A close look at the spires of Tower Bridge, which closely resemble the spires of London Bridge that Harry could see from his window at the room he took at the Leaky Cauldron in the third Harry Potter film, Harry Potter and the Prisoner of Azkaban. (sorry about the misidentification; I htought this was London Bridge).
These are all of the film sites in London for the Harry Potter films. If you would like to view more of this story, here is Part Two (and Part One is linked from there).
I hope you enjoyed seeing these images and reading a little about my adventures as I looked for these places. My goal is to return to England for the Nature science blogging conference next year, so hopefully, I will be able to add some more images to the collection from film sites outside of London.
That's Tower Bridge in the last two photographs. (Taken from London Bridge)
Yep, London Bridge is the bridge you were standing on (with the 'London Bridge' sign on it). The distant bridge is Tower.
"If he thought my Quest was strange or silly, he never let on."
Maybe I shouldn't say this, but a fair number of Brits seem to have strange or silly Quests of their own, which may be why it didn't faze him at all. Train spotters for some reason come to mind...
London Bridge is actually in Arizona:
Oh dear, another misidentification. The last photo is neither London Bridge, nor Tower Bridge, nor any bridge at all. It's Southwark Cathedral. We clearly have too many spires, pinnacles and steeples in this town.
Hate to tell you this, but the building you photographed as 12 grimmauld place is not the facade used in the movie. In the movie, the street level of the building has white fenestration. The brick occurs on the upper levels.
The facade used in the movie look very much like those seen on the north side of Tavistock Square in the Russell Square/Bloombury neighborhood.
I think it's absolutely hilarious that not only did you take a pic of Tower Bridge and mistake it for London Bridge, but you took this pic FROM London Bridge, and even got a big sign telling you you were standing on London Bridge in the picture.
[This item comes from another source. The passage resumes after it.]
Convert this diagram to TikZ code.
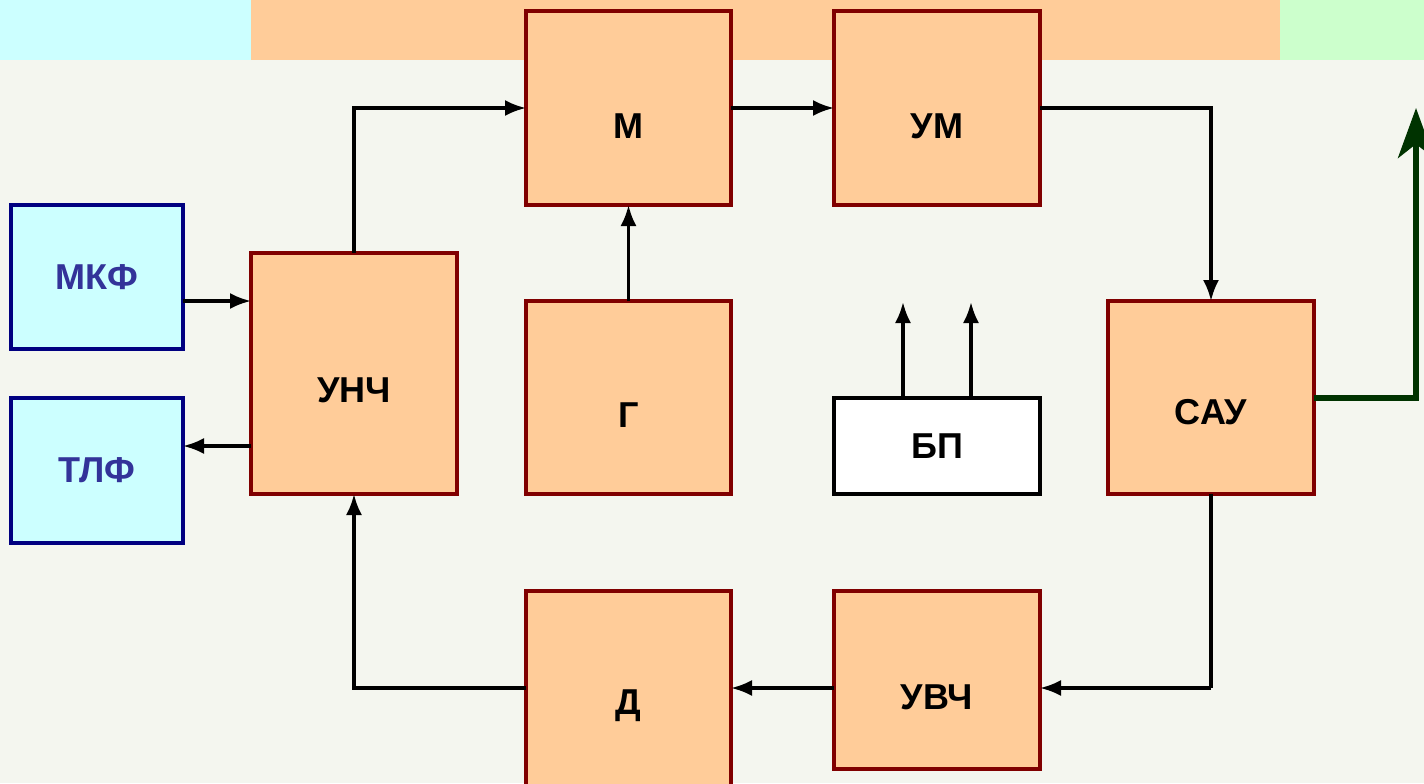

You also have Grimmauld Place wrong. The actual location for that was Argyle Street, right by Kings Cross Station, which you have incorrectly labelled as St Pancras in your pic by the way.
Thanks for the laugh!
Why do people think it's so funny? For someone who's not from london I think the author of this page has done a great job. Please ignore these rude people, I really enjoyed reading this... I might go and see some for myself.